**WORK TO COMPLETE**
Print out every line, exactly as written.

**GIVEN MATERIAL**

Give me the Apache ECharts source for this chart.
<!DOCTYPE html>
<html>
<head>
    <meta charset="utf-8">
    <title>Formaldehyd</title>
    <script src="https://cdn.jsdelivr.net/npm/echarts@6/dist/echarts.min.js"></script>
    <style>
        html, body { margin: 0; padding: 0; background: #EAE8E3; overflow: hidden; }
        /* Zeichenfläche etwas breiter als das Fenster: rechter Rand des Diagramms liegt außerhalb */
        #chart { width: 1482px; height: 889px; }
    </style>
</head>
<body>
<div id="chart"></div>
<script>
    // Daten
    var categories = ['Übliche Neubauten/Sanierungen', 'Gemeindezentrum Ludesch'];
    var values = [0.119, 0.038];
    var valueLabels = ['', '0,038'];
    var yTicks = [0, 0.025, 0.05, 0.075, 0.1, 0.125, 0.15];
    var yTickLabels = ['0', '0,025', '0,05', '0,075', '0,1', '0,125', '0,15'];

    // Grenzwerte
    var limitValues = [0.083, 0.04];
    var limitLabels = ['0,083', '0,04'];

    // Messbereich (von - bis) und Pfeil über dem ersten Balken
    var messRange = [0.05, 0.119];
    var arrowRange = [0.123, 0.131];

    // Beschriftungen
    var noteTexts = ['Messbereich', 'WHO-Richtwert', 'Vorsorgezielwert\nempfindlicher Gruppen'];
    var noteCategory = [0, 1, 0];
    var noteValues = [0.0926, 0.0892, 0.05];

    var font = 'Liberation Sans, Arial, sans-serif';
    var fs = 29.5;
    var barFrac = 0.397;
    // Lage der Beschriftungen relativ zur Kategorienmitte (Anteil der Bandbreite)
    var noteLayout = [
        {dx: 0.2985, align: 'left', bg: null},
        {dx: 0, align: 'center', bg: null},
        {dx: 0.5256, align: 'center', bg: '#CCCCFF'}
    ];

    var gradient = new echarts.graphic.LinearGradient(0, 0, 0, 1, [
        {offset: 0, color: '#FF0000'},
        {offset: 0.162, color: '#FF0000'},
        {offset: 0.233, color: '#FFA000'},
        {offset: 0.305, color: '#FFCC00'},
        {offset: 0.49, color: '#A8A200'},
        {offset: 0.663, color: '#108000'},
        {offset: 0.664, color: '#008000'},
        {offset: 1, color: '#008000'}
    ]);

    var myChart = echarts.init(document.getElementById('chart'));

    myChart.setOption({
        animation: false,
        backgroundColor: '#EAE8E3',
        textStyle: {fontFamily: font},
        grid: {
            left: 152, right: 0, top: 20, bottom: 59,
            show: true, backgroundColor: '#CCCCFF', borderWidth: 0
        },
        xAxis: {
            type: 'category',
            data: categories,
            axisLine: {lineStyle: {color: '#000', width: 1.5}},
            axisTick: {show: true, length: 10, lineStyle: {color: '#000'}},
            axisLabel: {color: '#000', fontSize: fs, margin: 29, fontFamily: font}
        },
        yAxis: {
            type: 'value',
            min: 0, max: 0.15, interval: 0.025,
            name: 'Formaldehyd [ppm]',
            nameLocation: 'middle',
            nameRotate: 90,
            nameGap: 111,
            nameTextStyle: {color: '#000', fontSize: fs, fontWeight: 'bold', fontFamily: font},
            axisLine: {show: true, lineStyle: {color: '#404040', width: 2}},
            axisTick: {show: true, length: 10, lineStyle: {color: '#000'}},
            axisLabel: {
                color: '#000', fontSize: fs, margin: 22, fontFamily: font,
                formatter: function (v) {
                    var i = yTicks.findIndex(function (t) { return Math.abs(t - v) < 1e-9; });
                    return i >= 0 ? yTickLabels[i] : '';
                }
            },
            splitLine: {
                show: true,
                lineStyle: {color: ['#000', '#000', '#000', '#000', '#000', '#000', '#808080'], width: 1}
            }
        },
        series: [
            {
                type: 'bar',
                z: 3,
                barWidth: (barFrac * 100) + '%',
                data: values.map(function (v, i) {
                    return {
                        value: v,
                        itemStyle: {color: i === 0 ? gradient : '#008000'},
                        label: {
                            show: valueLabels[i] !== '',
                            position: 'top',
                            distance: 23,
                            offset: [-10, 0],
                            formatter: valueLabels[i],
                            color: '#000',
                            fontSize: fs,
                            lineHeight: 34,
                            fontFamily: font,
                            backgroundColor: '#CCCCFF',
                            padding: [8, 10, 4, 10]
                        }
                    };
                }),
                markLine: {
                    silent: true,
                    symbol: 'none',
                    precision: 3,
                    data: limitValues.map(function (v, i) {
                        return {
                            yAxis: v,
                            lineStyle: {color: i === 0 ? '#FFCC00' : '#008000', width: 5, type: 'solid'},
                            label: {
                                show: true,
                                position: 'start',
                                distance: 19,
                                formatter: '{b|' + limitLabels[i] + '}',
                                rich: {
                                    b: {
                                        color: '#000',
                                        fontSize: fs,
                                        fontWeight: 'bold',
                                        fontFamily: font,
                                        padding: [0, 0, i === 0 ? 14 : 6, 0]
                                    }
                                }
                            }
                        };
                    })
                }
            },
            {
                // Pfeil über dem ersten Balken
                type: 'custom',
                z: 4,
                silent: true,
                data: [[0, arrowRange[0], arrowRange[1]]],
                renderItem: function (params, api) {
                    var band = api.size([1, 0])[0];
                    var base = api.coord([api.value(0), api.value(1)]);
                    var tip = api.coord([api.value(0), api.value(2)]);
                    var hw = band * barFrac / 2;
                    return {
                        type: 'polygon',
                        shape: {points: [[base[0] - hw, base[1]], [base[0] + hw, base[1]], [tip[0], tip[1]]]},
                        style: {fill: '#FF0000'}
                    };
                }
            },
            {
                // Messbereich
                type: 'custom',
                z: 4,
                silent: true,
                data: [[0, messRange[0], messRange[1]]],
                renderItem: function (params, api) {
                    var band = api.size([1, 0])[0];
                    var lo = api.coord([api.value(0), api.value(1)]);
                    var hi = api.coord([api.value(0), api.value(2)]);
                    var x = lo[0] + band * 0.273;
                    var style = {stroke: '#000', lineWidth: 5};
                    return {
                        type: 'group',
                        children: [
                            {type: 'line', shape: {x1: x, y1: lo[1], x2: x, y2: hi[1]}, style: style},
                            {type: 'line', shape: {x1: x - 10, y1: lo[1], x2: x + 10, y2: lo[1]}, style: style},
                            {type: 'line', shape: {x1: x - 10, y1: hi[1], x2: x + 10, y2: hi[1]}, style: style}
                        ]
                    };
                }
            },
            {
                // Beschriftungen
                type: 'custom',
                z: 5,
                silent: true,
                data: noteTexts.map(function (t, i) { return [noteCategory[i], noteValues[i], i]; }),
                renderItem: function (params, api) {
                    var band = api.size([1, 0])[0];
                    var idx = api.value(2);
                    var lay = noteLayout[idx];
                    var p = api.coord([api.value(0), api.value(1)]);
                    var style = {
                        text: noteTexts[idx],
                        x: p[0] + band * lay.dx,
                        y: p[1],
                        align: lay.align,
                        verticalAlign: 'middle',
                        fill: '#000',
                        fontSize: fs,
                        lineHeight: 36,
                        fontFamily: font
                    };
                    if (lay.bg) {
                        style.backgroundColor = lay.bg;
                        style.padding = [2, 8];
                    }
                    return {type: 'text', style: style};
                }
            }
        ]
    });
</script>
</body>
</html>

**COMPLETED EXERCISE**
Give me the Apache ECharts source for this chart.
<!DOCTYPE html>
<html>
<head>
    <meta charset="utf-8">
    <title>Formaldehyd</title>
    <script src="https://cdn.jsdelivr.net/npm/echarts@6/dist/echarts.min.js"></script>
    <style>
        html, body { margin: 0; padding: 0; background: #EAE8E3; overflow: hidden; }
        /* Zeichenfläche etwas breiter als das Fenster: rechter Rand des Diagramms liegt außerhalb */
        #chart { width: 1482px; height: 889px; }
    </style>
</head>
<body>
<div id="chart"></div>
<script>
    // Daten
    var categories = ['Übliche Neubauten/Sanierungen', 'Gemeindezentrum Ludesch'];
    var values = [0.119, 0.038];
    var valueLabels = ['', '0,038'];
    var yTicks = [0, 0.025, 0.05, 0.075, 0.1, 0.125, 0.15];
    var yTickLabels = ['0', '0,025', '0,05', '0,075', '0,1', '0,125', '0,15'];

    // Grenzwerte
    var limitValues = [0.083, 0.04];
    var limitLabels = ['0,083', '0,04'];

    // Messbereich (von - bis) und Pfeil über dem ersten Balken
    var messRange = [0.05, 0.119];
    var arrowRange = [0.123, 0.131];

    // Beschriftungen
    var noteTexts = ['Messbereich', 'WHO-Richtwert', 'Vorsorgezielwert\nempfindlicher Gruppen'];
    var noteCategory = [0, 1, 0];
    var noteValues = [0.0926, 0.0892, 0.05];

    var font = 'Liberation Sans, Arial, sans-serif';
    var fs = 29.5;
    var barFrac = 0.397;
    // Lage der Beschriftungen relativ zur Kategorienmitte (Anteil der Bandbreite)
    var noteLayout = [
        {dx: 0.2985, align: 'left', bg: null},
        {dx: 0, align: 'center', bg: null},
        {dx: 0.5256, align: 'center', bg: '#CCCCFF'}
    ];

    var gradient = new echarts.graphic.LinearGradient(0, 0, 0, 1, [
        {offset: 0, color: '#FF0000'},
        {offset: 0.162, color: '#FF0000'},
        {offset: 0.233, color: '#FFA000'},
        {offset: 0.305, color: '#FFCC00'},
        {offset: 0.49, color: '#A8A200'},
        {offset: 0.663, color: '#108000'},
        {offset: 0.664, color: '#008000'},
        {offset: 1, color: '#008000'}
    ]);

    var myChart = echarts.init(document.getElementById('chart'));

    myChart.setOption({
        animation: false,
        backgroundColor: '#EAE8E3',
        textStyle: {fontFamily: font},
        grid: {
            left: 152, right: 0, top: 20, bottom: 59,
            show: true, backgroundColor: '#CCCCFF', borderWidth: 0
        },
        xAxis: {
            type: 'category',
            data: categories,
            axisLine: {lineStyle: {color: '#000', width: 1.5}},
            axisTick: {show: true, length: 10, lineStyle: {color: '#000'}},
            axisLabel: {color: '#000', fontSize: fs, margin: 29, fontFamily: font}
        },
        yAxis: {
            type: 'value',
            min: 0, max: 0.15, interval: 0.025,
            name: 'Formaldehyd [ppm]',
            nameLocation: 'middle',
            nameRotate: 90,
            nameGap: 111,
            nameTextStyle: {color: '#000', fontSize: fs, fontWeight: 'bold', fontFamily: font},
            axisLine: {show: true, lineStyle: {color: '#404040', width: 2}},
            axisTick: {show: true, length: 10, lineStyle: {color: '#000'}},
            axisLabel: {
                color: '#000', fontSize: fs, margin: 22, fontFamily: font,
                formatter: function (v) {
                    var i = yTicks.findIndex(function (t) { return Math.abs(t - v) < 1e-9; });
                    return i >= 0 ? yTickLabels[i] : '';
                }
            },
            splitLine: {
                show: true,
                lineStyle: {color: ['#000', '#000', '#000', '#000', '#000', '#000', '#808080'], width: 1}
            }
        },
        series: [
            {
                type: 'bar',
                z: 3,
                barWidth: (barFrac * 100) + '%',
                data: values.map(function (v, i) {
                    return {
                        value: v,
                        itemStyle: {color: i === 0 ? gradient : '#008000'},
                        label: {
                            show: valueLabels[i] !== '',
                            position: 'top',
                            distance: 23,
                            offset: [-10, 0],
                            formatter: valueLabels[i],
                            color: '#000',
                            fontSize: fs,
                            lineHeight: 34,
                            fontFamily: font,
                            backgroundColor: '#CCCCFF',
                            padding: [8, 10, 4, 10]
                        }
                    };
                }),
                markLine: {
                    silent: true,
                    symbol: 'none',
                    precision: 3,
                    data: limitValues.map(function (v, i) {
                        return {
                            yAxis: v,
                            lineStyle: {color: i === 0 ? '#FFCC00' : '#008000', width: 5, type: 'solid'},
                            label: {
                                show: true,
                                position: 'start',
                                distance: 19,
                                formatter: '{b|' + limitLabels[i] + '}',
                                rich: {
                                    b: {
                                        color: '#000',
                                        fontSize: fs,
                                        fontWeight: 'bold',
                                        fontFamily: font,
                                        padding: [0, 0, i === 0 ? 14 : 6, 0]
                                    }
                                }
                            }
                        };
                    })
                }
            },
            {
                // Pfeil über dem ersten Balken
                type: 'custom',
                z: 4,
                silent: true,
                data: [[0, arrowRange[0], arrowRange[1]]],
                renderItem: function (params, api) {
                    var band = api.size([1, 0])[0];
                    var base = api.coord([api.value(0), api.value(1)]);
                    var tip = api.coord([api.value(0), api.value(2)]);
                    var hw = band * barFrac / 2;
                    return {
                        type: 'polygon',
                        shape: {points: [[base[0] - hw, base[1]], [base[0] + hw, base[1]], [tip[0], tip[1]]]},
                        style: {fill: '#FF0000'}
                    };
                }
            },
            {
                // Messbereich
                type: 'custom',
                z: 4,
                silent: true,
                data: [[0, messRange[0], messRange[1]]],
                renderItem: function (params, api) {
                    var band = api.size([1, 0])[0];
                    var lo = api.coord([api.value(0), api.value(1)]);
                    var hi = api.coord([api.value(0), api.value(2)]);
                    var x = lo[0] + band * 0.273;
                    var style = {stroke: '#000', lineWidth: 5};
                    return {
                        type: 'group',
                        children: [
                            {type: 'line', shape: {x1: x, y1: lo[1], x2: x, y2: hi[1]}, style: style},
                            {type: 'line', shape: {x1: x - 10, y1: lo[1], x2: x + 10, y2: lo[1]}, style: style},
                            {type: 'line', shape: {x1: x - 10, y1: hi[1], x2: x + 10, y2: hi[1]}, style: style}
                        ]
                    };
                }
            },
            {
                // Beschriftungen
                type: 'custom',
                z: 5,
                silent: true,
                data: noteTexts.map(function (t, i) { return [noteCategory[i], noteValues[i], i]; }),
                renderItem: function (params, api) {
                    var band = api.size([1, 0])[0];
                    var idx = api.value(2);
                    var lay = noteLayout[idx];
                    var p = api.coord([api.value(0), api.value(1)]);
                    var style = {
                        text: noteTexts[idx],
                        x: p[0] + band * lay.dx,
                        y: p[1],
                        align: lay.align,
                        verticalAlign: 'middle',
                        fill: '#000',
                        fontSize: fs,
                        lineHeight: 36,
                        fontFamily: font
                    };
                    if (lay.bg) {
                        style.backgroundColor = lay.bg;
                        style.padding = [2, 8];
                    }
                    return {type: 'text', style: style};
                }
            }
        ]
    });
</script>
</body>
</html>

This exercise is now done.